Argued February 6, 1947
Decided June 16, 1947
331 U.S. 731
Goods destined for export by rail to Mexico were shipped from the point of origin over a series of connecting carriers under a bill of lading issued by the initial carrier and covering the shipment to the point of export on the Mexican border, the transportation charges being prepaid to that point. The last connecting carrier in the United States issued a new bill of lading which purported to cover the shipment to its ultimate destination in Mexico, but received no payment for transporting the goods other than its share of that paid to the initial carrier under the original bill of lading.
Held: under the Carmack Amendment, the second bill of lading was void, and the last connecting carrier in the United States is not liable for injuries to the goods incurred on a Mexican railroad between the border and their ultimate destination in Mexico. Pp. 331 U. S. 733-735.

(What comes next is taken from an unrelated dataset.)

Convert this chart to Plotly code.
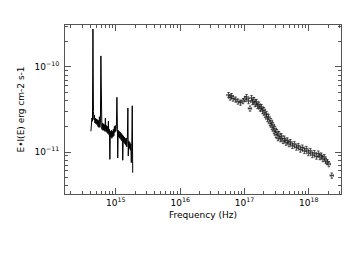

145 Tex. 50, 193 S.W.2d 964, affirmed.
A Texas state court denied a judgment against an American connecting railroad for injuries sustained on a Mexican railroad to goods exported from the United States. The Texas Court of Civil Appeals reversed. 190 S.W.2d 838. It was reversed by the Supreme Court of Texas. 145 Tex. 50, 193 S.W.2d 964. This Court granted certiorari. 329 U.S. 697. Affirmed, p. 331 U. S. 735.